What is required -
Everything from the first line of the data through the line with "const rightTitle = 'Percent Positive';" is to be echoed exactly, minus the pictures.
━━━━━ Data extract
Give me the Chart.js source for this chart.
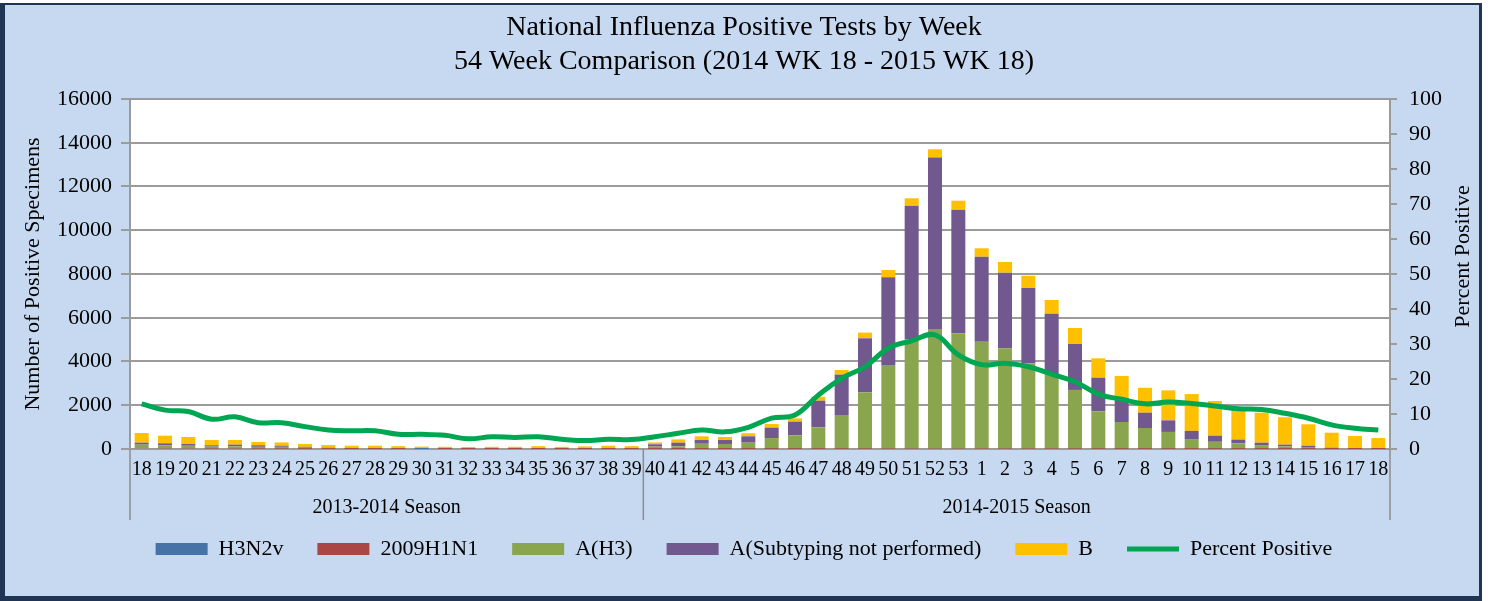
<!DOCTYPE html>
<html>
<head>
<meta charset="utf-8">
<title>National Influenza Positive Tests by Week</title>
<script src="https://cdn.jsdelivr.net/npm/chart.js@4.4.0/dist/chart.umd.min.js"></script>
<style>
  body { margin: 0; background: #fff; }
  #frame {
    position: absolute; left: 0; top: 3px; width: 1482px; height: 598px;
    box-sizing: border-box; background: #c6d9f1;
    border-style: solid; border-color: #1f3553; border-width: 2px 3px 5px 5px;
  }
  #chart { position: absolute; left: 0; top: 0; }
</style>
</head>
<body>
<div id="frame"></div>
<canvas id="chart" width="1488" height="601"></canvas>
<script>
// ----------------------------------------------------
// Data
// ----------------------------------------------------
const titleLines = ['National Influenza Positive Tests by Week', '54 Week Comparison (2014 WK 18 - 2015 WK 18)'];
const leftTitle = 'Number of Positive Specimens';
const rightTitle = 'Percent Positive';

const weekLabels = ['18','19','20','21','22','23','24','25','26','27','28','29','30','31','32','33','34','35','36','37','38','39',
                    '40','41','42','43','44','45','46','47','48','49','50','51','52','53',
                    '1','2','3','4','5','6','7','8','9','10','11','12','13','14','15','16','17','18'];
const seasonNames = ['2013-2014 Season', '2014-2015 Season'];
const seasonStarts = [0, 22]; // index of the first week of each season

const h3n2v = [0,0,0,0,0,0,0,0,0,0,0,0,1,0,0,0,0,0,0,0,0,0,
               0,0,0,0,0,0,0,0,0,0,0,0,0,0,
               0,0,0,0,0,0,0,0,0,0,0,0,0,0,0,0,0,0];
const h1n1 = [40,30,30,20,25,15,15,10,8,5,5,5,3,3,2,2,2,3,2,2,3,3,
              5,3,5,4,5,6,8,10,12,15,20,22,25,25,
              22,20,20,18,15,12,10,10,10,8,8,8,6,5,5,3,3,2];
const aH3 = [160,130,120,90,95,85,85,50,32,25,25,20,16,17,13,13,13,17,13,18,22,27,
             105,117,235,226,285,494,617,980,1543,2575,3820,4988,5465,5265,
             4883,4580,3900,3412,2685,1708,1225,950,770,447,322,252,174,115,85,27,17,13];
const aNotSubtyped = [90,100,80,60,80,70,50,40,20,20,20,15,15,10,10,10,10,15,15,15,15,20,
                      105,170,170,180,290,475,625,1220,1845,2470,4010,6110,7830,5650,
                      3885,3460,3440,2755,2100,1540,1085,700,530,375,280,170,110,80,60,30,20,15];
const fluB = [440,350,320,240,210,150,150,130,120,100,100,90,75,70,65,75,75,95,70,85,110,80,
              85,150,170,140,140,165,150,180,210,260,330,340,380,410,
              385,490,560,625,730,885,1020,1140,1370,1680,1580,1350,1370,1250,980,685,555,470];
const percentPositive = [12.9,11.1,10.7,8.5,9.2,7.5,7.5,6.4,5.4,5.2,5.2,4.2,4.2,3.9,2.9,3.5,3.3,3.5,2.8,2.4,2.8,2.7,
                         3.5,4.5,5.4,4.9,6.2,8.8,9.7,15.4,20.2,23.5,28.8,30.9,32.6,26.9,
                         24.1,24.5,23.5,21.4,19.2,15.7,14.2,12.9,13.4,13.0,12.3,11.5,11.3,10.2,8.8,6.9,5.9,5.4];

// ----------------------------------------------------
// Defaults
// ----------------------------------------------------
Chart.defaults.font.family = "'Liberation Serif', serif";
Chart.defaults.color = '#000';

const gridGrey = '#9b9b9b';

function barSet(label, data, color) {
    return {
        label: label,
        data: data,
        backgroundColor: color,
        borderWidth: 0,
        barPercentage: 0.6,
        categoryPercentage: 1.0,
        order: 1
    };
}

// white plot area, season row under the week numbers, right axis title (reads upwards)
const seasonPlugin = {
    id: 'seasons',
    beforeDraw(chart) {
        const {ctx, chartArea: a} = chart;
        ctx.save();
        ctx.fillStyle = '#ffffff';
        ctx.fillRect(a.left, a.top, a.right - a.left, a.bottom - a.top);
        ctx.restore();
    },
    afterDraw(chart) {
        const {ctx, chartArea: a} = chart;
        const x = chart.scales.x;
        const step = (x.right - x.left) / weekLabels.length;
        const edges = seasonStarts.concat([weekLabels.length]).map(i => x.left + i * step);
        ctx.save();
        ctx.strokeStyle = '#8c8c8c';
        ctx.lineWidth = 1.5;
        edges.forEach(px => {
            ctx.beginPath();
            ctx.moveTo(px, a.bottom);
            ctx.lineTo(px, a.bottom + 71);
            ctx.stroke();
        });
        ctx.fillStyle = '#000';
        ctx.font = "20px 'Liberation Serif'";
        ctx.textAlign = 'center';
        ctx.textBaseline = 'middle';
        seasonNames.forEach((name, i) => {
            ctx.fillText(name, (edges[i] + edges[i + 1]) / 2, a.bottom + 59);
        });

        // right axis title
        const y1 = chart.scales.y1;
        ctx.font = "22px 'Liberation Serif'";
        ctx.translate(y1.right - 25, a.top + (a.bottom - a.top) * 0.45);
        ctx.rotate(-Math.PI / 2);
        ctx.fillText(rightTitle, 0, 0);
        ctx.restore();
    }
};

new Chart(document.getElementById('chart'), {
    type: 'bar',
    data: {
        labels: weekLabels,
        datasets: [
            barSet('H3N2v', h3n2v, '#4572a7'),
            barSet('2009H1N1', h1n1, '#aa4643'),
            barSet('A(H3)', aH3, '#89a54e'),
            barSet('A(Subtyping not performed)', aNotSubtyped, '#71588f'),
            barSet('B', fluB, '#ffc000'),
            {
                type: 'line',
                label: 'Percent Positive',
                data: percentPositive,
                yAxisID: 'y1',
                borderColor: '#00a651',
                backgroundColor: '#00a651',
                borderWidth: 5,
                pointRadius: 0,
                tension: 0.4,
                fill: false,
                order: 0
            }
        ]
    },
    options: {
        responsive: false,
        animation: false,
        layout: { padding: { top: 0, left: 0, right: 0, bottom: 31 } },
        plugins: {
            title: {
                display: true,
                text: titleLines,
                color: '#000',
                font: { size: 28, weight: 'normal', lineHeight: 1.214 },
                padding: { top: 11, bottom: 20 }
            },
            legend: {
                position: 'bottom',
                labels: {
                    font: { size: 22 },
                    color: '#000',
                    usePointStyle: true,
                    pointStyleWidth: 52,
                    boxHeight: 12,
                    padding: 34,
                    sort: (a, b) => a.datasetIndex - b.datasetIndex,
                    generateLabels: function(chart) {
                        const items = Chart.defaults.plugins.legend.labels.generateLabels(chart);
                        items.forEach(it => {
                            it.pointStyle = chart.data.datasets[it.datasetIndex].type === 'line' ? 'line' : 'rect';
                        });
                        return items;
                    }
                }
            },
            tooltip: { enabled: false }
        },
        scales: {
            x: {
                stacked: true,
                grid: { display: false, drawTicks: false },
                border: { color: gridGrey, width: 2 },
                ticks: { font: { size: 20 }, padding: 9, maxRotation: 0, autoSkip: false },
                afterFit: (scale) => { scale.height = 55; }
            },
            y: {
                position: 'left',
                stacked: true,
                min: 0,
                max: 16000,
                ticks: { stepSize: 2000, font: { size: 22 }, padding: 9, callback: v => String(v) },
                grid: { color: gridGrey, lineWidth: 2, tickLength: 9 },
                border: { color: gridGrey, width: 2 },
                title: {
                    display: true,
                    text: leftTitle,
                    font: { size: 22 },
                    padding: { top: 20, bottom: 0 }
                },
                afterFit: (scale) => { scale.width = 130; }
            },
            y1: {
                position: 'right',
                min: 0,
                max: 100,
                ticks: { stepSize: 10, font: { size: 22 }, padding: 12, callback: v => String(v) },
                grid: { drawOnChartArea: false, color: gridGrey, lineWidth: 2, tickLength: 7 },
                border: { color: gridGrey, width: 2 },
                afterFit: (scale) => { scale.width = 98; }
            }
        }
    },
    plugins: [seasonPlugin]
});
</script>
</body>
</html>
━━━━━━━━━━
Correct output -
Give me the Chart.js source for this chart.
<!DOCTYPE html>
<html>
<head>
<meta charset="utf-8">
<title>National Influenza Positive Tests by Week</title>
<script src="https://cdn.jsdelivr.net/npm/chart.js@4.4.0/dist/chart.umd.min.js"></script>
<style>
  body { margin: 0; background: #fff; }
  #frame {
    position: absolute; left: 0; top: 3px; width: 1482px; height: 598px;
    box-sizing: border-box; background: #c6d9f1;
    border-style: solid; border-color: #1f3553; border-width: 2px 3px 5px 5px;
  }
  #chart { position: absolute; left: 0; top: 0; }
</style>
</head>
<body>
<div id="frame"></div>
<canvas id="chart" width="1488" height="601"></canvas>
<script>
// ----------------------------------------------------
// Data
// ----------------------------------------------------
const titleLines = ['National Influenza Positive Tests by Week', '54 Week Comparison (2014 WK 18 - 2015 WK 18)'];
const leftTitle = 'Number of Positive Specimens';
const rightTitle = 'Percent Positive';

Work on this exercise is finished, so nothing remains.